If I am correct (I'm waiting to get definitive confirmation), the whole issue is entirely academic as the written charge is always sent to the court immediately, probably before it is even printed off.
NewJudge
Thanks again, cp, in particular for this (of which I was not aware):

QUOTE
As I understand it, the written charge & requisition / SJPN is transmitted to the court immediately when it is issued, or in any event on the day it is issued,...

If I am correct (I'm waiting to get definitive confirmation), the whole issue is entirely academic as the written charge is always sent to the court immediately, probably before it is even printed off.

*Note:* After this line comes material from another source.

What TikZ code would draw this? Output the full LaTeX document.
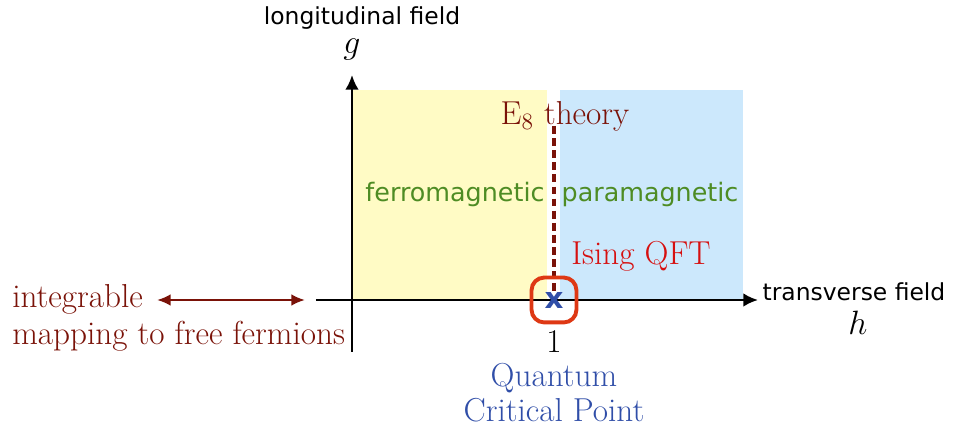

I was unaware of the mechanics involved and had visions of prosecutors with quill pens writing their SJPNs out before carefully blotting them, only then to drop them down the back of their desk to be discovered by the cleaner a few months later (or something like that) biggrin.gif

If the process works as you describe then the issue date is all that matters.
mrmk
I was to think it has to be issued to both the court and the defendant within 6 months otherwise they could slap it on the defendant literally a week before the hearing, giving them only a week to find £1k+ for legal representation or to go in unprepared whereas they would've had months to prepare - unfair isn't it?